基于贝叶斯基因组的预测模型中对先验设定的敏感性。

Sensitivity to prior specification in Bayesian genome-based prediction models.

作者信息

Lehermeier Christina, Wimmer Valentin, Albrecht Theresa, Auinger Hans-Jürgen, Gianola Daniel, Schmid Volker J, Schön Chris-Carolin

机构信息

Plant Breeding, Technische Universität München, Emil-Ramann-Straße 4, 85354 Freising, Germany.

出版信息

Stat Appl Genet Mol Biol. 2013 Jun;12(3):375-91. doi: 10.1515/sagmb-2012-0042.

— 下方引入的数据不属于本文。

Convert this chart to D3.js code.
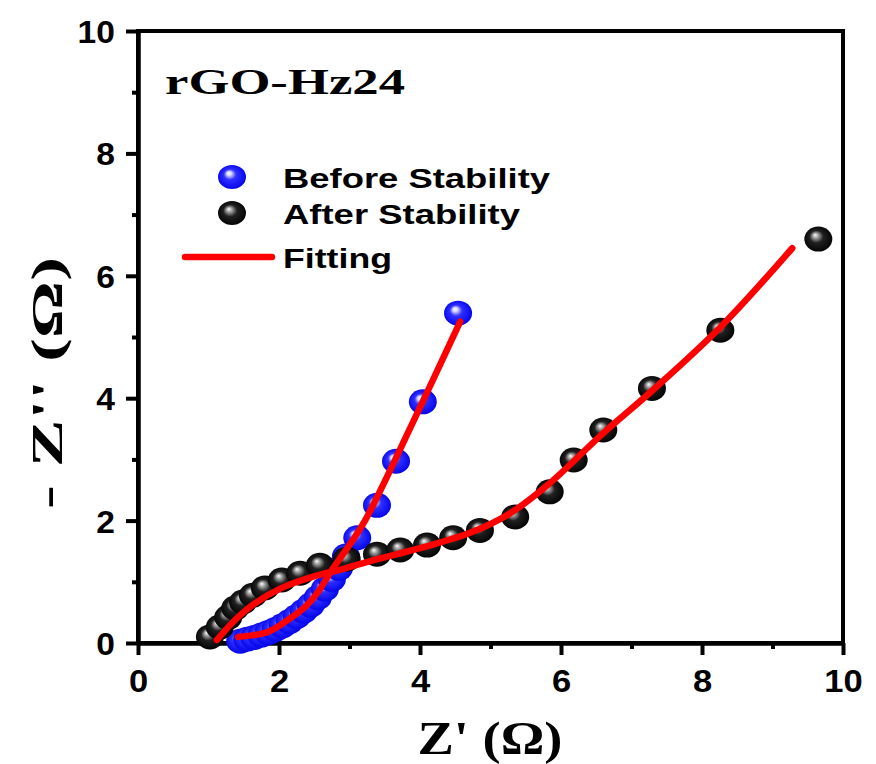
<!DOCTYPE html>
<html>
<head>
<meta charset="UTF-8">
<script src="https://cdn.jsdelivr.net/npm/d3@7"></script>
<style>
    body{margin:0;background:#fff;}
</style>
</head>
<body>
<script>
    // Nyquist data
    var beforeX=[1.45,1.55,1.65,1.75,1.85,1.95,2.05,2.15,2.25,2.35,2.45,2.55,2.65,2.75,2.85,2.95,3.11,3.39,3.66,4.04,4.54];
    var beforeY=[0.03,0.06,0.09,0.13,0.17,0.22,0.28,0.35,0.43,0.52,0.62,0.74,0.88,1.04,1.22,1.42,1.72,2.25,2.97,3.94,5.39];
    var afterX=[1.02,1.16,1.28,1.38,1.49,1.63,1.80,2.04,2.30,2.58,2.96,3.39,3.72,4.10,4.47,4.85,5.35,5.84,6.18,6.60,7.29,8.26,9.65];
    var afterY=[0.10,0.26,0.42,0.57,0.67,0.78,0.90,1.03,1.14,1.27,1.37,1.45,1.52,1.60,1.72,1.84,2.06,2.47,2.99,3.48,4.16,5.11,6.60];
    var fitBeforeX=[1.42,1.84,2.13,2.37,2.55,2.75,2.98,3.22,4.02,4.57];
    var fitBeforeY=[0.10,0.18,0.38,0.59,0.83,1.19,1.57,2.00,3.90,5.25];
    var fitAfterX=[1.12,1.38,1.66,2.04,2.47,2.94,3.36,4.00,4.71,5.28,5.84,6.60,7.30,8.26,9.28];
    var fitAfterY=[0.05,0.38,0.65,0.90,1.08,1.22,1.36,1.55,1.80,2.12,2.61,3.43,4.13,5.16,6.45];
    var majorTicks=[0,2,4,6,8,10];
    var minorTicks=[1,3,5,7,9];
    var legendNames=["Before Stability","After Stability","Fitting"];

    var W=876,H=764;
    var svg=d3.select("body").append("svg").attr("width",W).attr("height",H);
    var x=d3.scaleLinear().domain([0,10]).range([138,843]);
    var y=d3.scaleLinear().domain([0,10]).range([643,31]);

    // shiny ball gradients
    var defs=svg.append("defs");
    function ball(id,stops){
        var g=defs.append("radialGradient").attr("id",id)
                .attr("cx","0.5").attr("cy","0.5").attr("r","0.55")
                .attr("fx","0.38").attr("fy","0.33");
        stops.forEach(function(s){
            g.append("stop").attr("offset",s[0]).attr("stop-color",s[1]);
        });
    }
    ball("gBlue",[[0,"#ffffff"],[0.15,"#d8d8ff"],[0.4,"#3030ff"],[1,"#0000e8"]]);
    ball("gBlack",[[0,"#ffffff"],[0.15,"#b0b0b0"],[0.45,"#202020"],[1,"#000000"]]);

    // frame
    svg.append("rect").attr("x",x(0)).attr("y",y(10))
            .attr("width",x(10)-x(0)).attr("height",y(0)-y(10))
            .attr("fill","none").attr("stroke","#000").attr("stroke-width",4);

    // axes
    var gx=svg.append("g").attr("transform","translate(0,"+y(0)+")")
            .call(d3.axisBottom(x).tickValues(majorTicks).tickSize(12).tickSizeOuter(0).tickPadding(14));
    svg.append("g").attr("transform","translate(0,"+y(0)+")")
            .call(d3.axisBottom(x).tickValues(minorTicks).tickSize(6).tickSizeOuter(0).tickFormat(""));
    var gy=svg.append("g").attr("transform","translate("+x(0)+",0)")
            .call(d3.axisLeft(y).tickValues(majorTicks).tickSize(12).tickSizeOuter(0).tickPadding(10));
    svg.append("g").attr("transform","translate("+x(0)+",0)")
            .call(d3.axisLeft(y).tickValues(minorTicks).tickSize(6).tickSizeOuter(0).tickFormat(""));
    svg.selectAll(".domain").attr("stroke-width",4);
    svg.selectAll(".tick line").attr("stroke-width",4);
    svg.selectAll(".tick text")
            .style("font-family","'Liberation Sans',Arial,sans-serif")
            .style("font-weight","bold").style("font-size","32px").style("fill","#000");
    gx.selectAll(".tick text").attr("transform","scale(1.08,1)");
    gy.selectAll(".tick text").attr("transform","scale(1.05,1)").attr("dy","0.36em");

    // text helper (picture is stretched sideways)
    function label(px,py,str,opt){
        var t=svg.append("text").attr("x",px).attr("y",py).text(str)
                .attr("font-family",opt.family).attr("font-weight","bold")
                .attr("font-size",opt.size).attr("fill","#000")
                .attr("text-anchor",opt.anchor||"start");
        if(opt.len) t.attr("textLength",opt.len).attr("lengthAdjust","spacingAndGlyphs");
        if(opt.rot) t.attr("transform","rotate(-90,"+px+","+py+")");
        return t;
    }
    var serif="'Liberation Serif','Times New Roman',serif";
    var sans="'Liberation Sans',Arial,sans-serif";
    label(490,754,"Z' (\u03A9)",{family:serif,size:46,anchor:"middle",len:145});
    label(62,383,"- Z'' (\u03A9)",{family:serif,size:44,anchor:"middle",rot:true,len:252});
    label(165,94,"rGO-Hz24",{family:serif,size:36,len:240});

    // points
    var before=beforeX.map(function(v,i){return [v,beforeY[i]];});
    var after=afterX.map(function(v,i){return [v,afterY[i]];});
    svg.append("g").selectAll("ellipse").data(before).enter().append("ellipse")
            .attr("cx",function(d){return x(d[0]);}).attr("cy",function(d){return y(d[1]);})
            .attr("rx",14).attr("ry",12.5).attr("fill","url(#gBlue)");
    svg.append("g").selectAll("ellipse").data(after).enter().append("ellipse")
            .attr("cx",function(d){return x(d[0]);}).attr("cy",function(d){return y(d[1]);})
            .attr("rx",14).attr("ry",12.5).attr("fill","url(#gBlack)");

    // fitting curves
    var line=d3.line().x(function(d){return x(d[0]);}).y(function(d){return y(d[1]);})
            .curve(d3.curveCatmullRom.alpha(0.5));
    [[fitBeforeX,fitBeforeY],[fitAfterX,fitAfterY]].forEach(function(f){
        var pts=f[0].map(function(v,i){return [v,f[1][i]];});
        svg.append("path").attr("d",line(pts)).attr("fill","none")
                .attr("stroke","#ff0000").attr("stroke-width",6.5).attr("stroke-linecap","round");
    });

    // legend
    svg.append("ellipse").attr("cx",232).attr("cy",177).attr("rx",14).attr("ry",12).attr("fill","url(#gBlue)");
    svg.append("ellipse").attr("cx",232).attr("cy",213).attr("rx",14).attr("ry",12).attr("fill","url(#gBlack)");
    svg.append("line").attr("x1",185).attr("x2",272).attr("y1",257).attr("y2",257)
            .attr("stroke","#ff0000").attr("stroke-width",6.5).attr("stroke-linecap","round");
    label(283,188,legendNames[0],{family:sans,size:27,len:267});
    label(283,224,legendNames[1],{family:sans,size:27,len:237});
    label(283,268,legendNames[2],{family:sans,size:27,len:109});
</script>
</body>
</html>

DOI:10.1515/sagmb-2012-0042

PMID:23629460

Abstract

Different statistical models have been proposed for maximizing prediction accuracy in genome-based prediction of breeding values in plant and animal breeding. However, little is known about the sensitivity of these models with respect to prior and hyperparameter specification, because comparisons of prediction performance are mainly based on a single set of hyperparameters. In this study, we focused on Bayesian prediction methods using a standard linear regression model with marker covariates coding additive effects at a large number of marker loci. By comparing different hyperparameter settings, we investigated the sensitivity of four methods frequently used in genome-based prediction (Bayesian Ridge, Bayesian Lasso, BayesA and BayesB) to specification of the prior distribution of marker effects. We used datasets simulated according to a typical maize breeding program differing in the number of markers and the number of simulated quantitative trait loci affecting the trait. Furthermore, we used an experimental maize dataset, comprising 698 doubled haploid lines, each genotyped with 56110 single nucleotide polymorphism markers and phenotyped as testcrosses for the two quantitative traits grain dry matter yield and grain dry matter content. The predictive ability of the different models was assessed by five-fold cross-validation. The extent of Bayesian learning was quantified by calculation of the Hellinger distance between the prior and posterior densities of marker effects. Our results indicate that similar predictive abilities can be achieved with all methods, but with BayesA and BayesB hyperparameter settings had a stronger effect on prediction performance than with the other two methods. Prediction performance of BayesA and BayesB suffered substantially from a non-optimal choice of hyperparameters.

摘要

在植物和动物育种中基于基因组的育种值预测方面，已经提出了不同的统计模型来最大化预测准确性。然而，对于这些模型相对于先验和超参数设定的敏感性知之甚少，因为预测性能的比较主要基于单一的超参数集。在本研究中，我们聚焦于使用标准线性回归模型的贝叶斯预测方法，该模型在大量标记位点对加性效应进行标记协变量编码。通过比较不同的超参数设置，我们研究了基于基因组预测中常用的四种方法（贝叶斯岭回归、贝叶斯套索回归、贝叶斯A和贝叶斯B）对标记效应先验分布设定的敏感性。我们使用了根据典型玉米育种计划模拟的数据集，这些数据集在标记数量和影响性状的模拟数量性状位点数量上有所不同。此外，我们使用了一个实验玉米数据集，该数据集包含698个双单倍体系，每个系用56110个单核苷酸多态性标记进行基因分型，并作为两个数量性状（籽粒干物质产量和籽粒干物质含量）的测交进行表型分析。通过五重交叉验证评估不同模型的预测能力。通过计算标记效应的先验密度和后验密度之间的海林格距离来量化贝叶斯学习的程度。我们的结果表明，所有方法都能实现相似的预测能力，但贝叶斯A和贝叶斯B的超参数设置对预测性能的影响比其他两种方法更强。贝叶斯A和贝叶斯B的预测性能因超参数选择不当而大幅受损。